Google Music is a player, music store, and streaming service that allows you to upload 50,000 of your own tracks. There’s a free tier with ads and a $9.99 subscription with unlimited song skips. The quality is good and through the Google Music app, you can stream to a connected device.

Groove includes a media player, online store, and streaming at $9.95 per month. You can get local downloads and a 38-million-track library, and the MP3-quality sound is good. Groove is designed to work best with Microsoft products but you can also play it in web browsers and on iOS and Android.

Pandora is the time-tested streaming music model, a method of creating custom radio stations that learn your musical taste. There’s a free version and an ad-free $4.99 paid model that allows you to skip more songs and get a higher bit rate for better quality. Pandora is easy to set up and there are apps on every platform. The music library is limited to about a million tracks, which may not be enough for serious audiophiles.

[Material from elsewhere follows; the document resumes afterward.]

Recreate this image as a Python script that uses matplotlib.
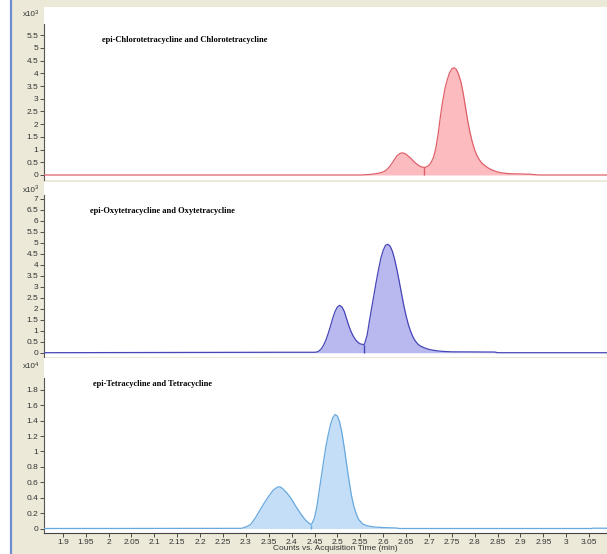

Similar to Pandora but less well-known, Slacker solves the musical choice issue with 13 million available tracks. There’s a free tier with ads, an ad-free $3.99 tier, and a $9.99 tier that allows you to play any song or album and create custom playlists. Real humans, not algorithms, create Slacker radio stations. Slacker has wide access across platforms.

Spotify is beloved for its ability to stream any song or album, even on free accounts. Paid accounts at $9.99 offer a high-quality streaming rate (320KBPS) and local downloads. Spotify’s catalog has 30 million tracks, but some top artists have publicly spurned the service because of low payouts. Spotify Connect allows a Spotify app to control payback remotely on connected receivers, audio streamers, and speakers.

Tidal was designed for audiophiles, with a lossless 16-bit format and 30 million tracks. At $9.95 monthly, $19.95 for lossless service, Tidal is one of the pricier streaming services. There is exclusive content and artist-curated playlists, but sound quality is the touchstone here.